Old age has little to recommend it but I can offer one bonus - Memory. The older we grow the clearer the past becomes. My childhood grows closer and closer and just lately it has focussed on hens.
Is there anyone left who remembers the hens' bucket? It was a necessary part of the equipment in every country cottage or farmhouse and it stood under the scullery shelf. Into it went every scrap of food; cold porridge, fried bread, potato skins, for nobody peeled potatoes and there was a skin plate beside every dinner plate.
My mother as a bride of twenty, taught herself to make soda bread and, according to her, the hens' bucket was a very useful part of the lesson. In the afternoon, meal was added to the bucket, any sour buttermilk that might be left over, stale bread from the crock where it was stored and boiling water added and the whole lot stirred into a stiff mess, if you like to call it that. But it smelt good to me. Where were the hens?
Some houses had hen runs but usually the hens roamed at will. They covered themselves in dust baths beneath the hedges. They pecked round the yard and there was always the sound of contented clucking. The bolder ones knew when it was feeding time for the bucket stood outside the back door to cool with a piece of wood over the top to keep the hens out of it.

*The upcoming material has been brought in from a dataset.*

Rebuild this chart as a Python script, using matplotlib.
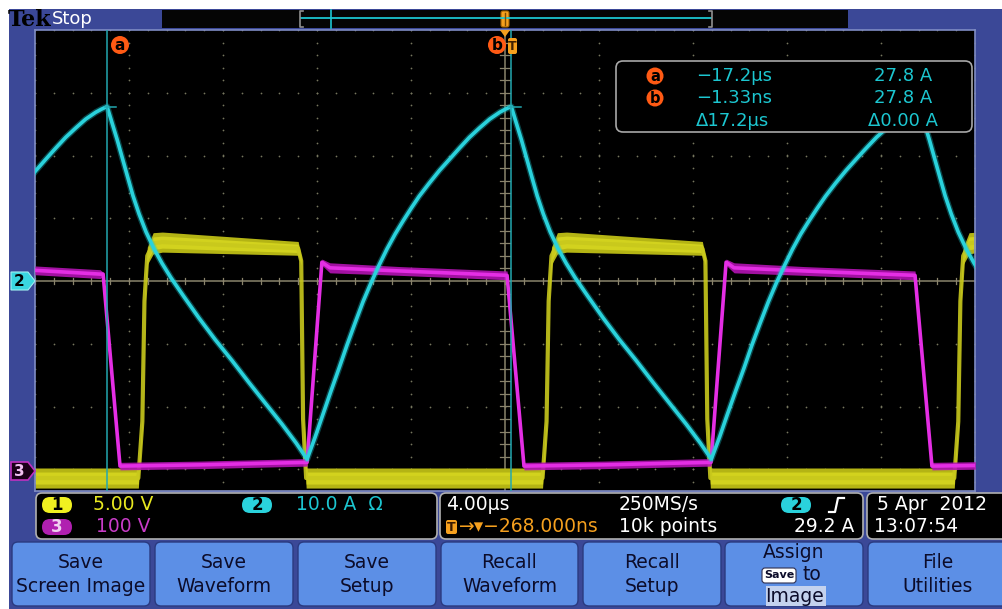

Feeding time and the bearer became a Pied Piper - not of rats but of hens. They came half running half flying from all corners of the yard, the orchard and the nearby fields, and followed the bucket to the trough, I remember our trough was a motor tyre cut in two. The bucket was emptied and scraped out and then it was time to collect the eggs.
There were nests in the hen house. A favourite one was an orange box which was divided into three and each compartment lined with hay and a nest egg in each as an invitation. Usually there was a "clocker" in a nest and she was evicted very unwillingly. Some hens scorned such luxury and laid away. That meant a search of outhouses and fields; a crafty hen might elude the searchers and rear her brood in some secret place. Foxes were very scarce then so there was little danger.
May I digress? It is a privilege of age. One day I was alone in the house, on my knees, scrubbing the tiled kitchen floor when through the open door our golden Labrador appeared with a guinea hen in his mouth. He had found her on her nest. I can still remember the eyes of that guinea hen. I had to rescue her, unharmed of course, and I can still hear her squawk as she disappeared through the door.
In the summer new potatoes for the dinner were dug every day. The small ones went into a separate bucket and were washed under the pump and pummelled with a stout stick. After a few washings they were clean and then boiled as hens' potatoes. They were beetled in the bucket, mixed with meal and hot water and that was like a Christmas dinner for the hens. Nothing was ever left, so they must have enjoyed it.
We didn't buy chickens then; we would have scorned to eat a chicken. Roosters or cockerels were fattened in the fields after the corn was harvested. They were the size of young turkeys and tasted better. Battery hens, supermarket chickens, graded eggs!! I apologize on man's behalf and will settle for my memories.